Centralisation et stratégie à l'export préconisées par Mr Roussely
Pour redresser la filière, et mettre fin à la bataille des égos, les recommandations de François Roussely sont simples : la direction de la filière nucléaire doit être confiée à EDF, car « Edf est le seul à pouvoir être un intégrateur, un « plateformiste » comme on dit dans l'aéronautique, car l'électricien français est le seul à posséder une compétence dans l'ingénierie et l'exploitation ». Ce fait particularise Edf sur les marchés, face à des concurrents américains peu intégrés. Mr Roussely a rappellé qu'aux États-Unis, « sur les 105 réacteurs en fonctionnement, les 105 fonctionnent différemment ».

François Roussely a appelé également à la mise en place d'un comité ou d'un groupe capable d'identifier la demande étrangère, et de faire remonter la demande auprès des producteurs français. « Il est urgent d'avoir un instrument qui s'intéresse à la demande. Il faut une structure commerciale comparable à celle d'Airbus, car nous avons besoin de qualifier la demande », a préconisé Mr Roussely. A cet égard, la création d'un ministre de l'industrie et de l'énergie apparait urgente.

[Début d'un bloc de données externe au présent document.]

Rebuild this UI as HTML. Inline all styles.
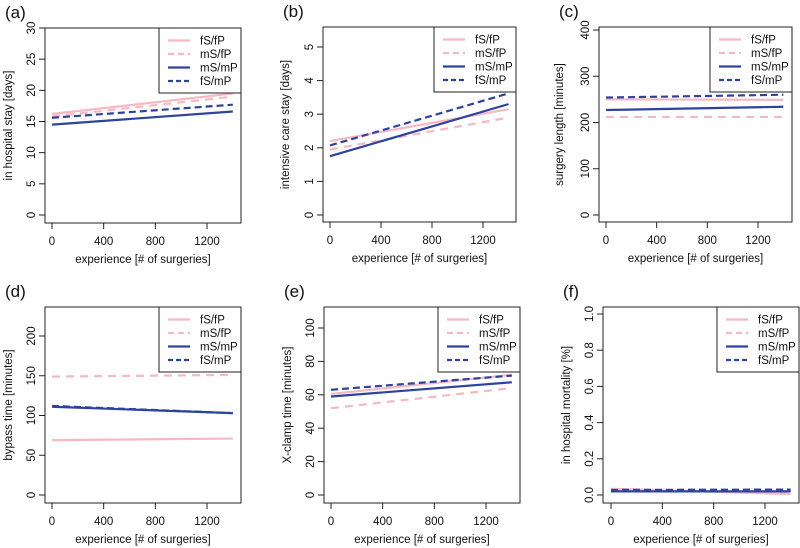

Les échecs répétés de la filière nucléaire française ont été brillamment analysés par Mr Roussely lors de cette rencontre. Pourtant, les propositions de l'ancien patron d'Edf ont souvent semblé inspiré par le passé glorieux de l'électricien français. Parmi ces recommandation, si une meilleure conduite de la politique industrielle française est apparu tombée sous le sens, peu de cas a été fait des velléités indépendantistes d'Areva, ni de la richesse potentielle de son rapprochement avec d'autres acteurs internationaux comme Mitsubishi.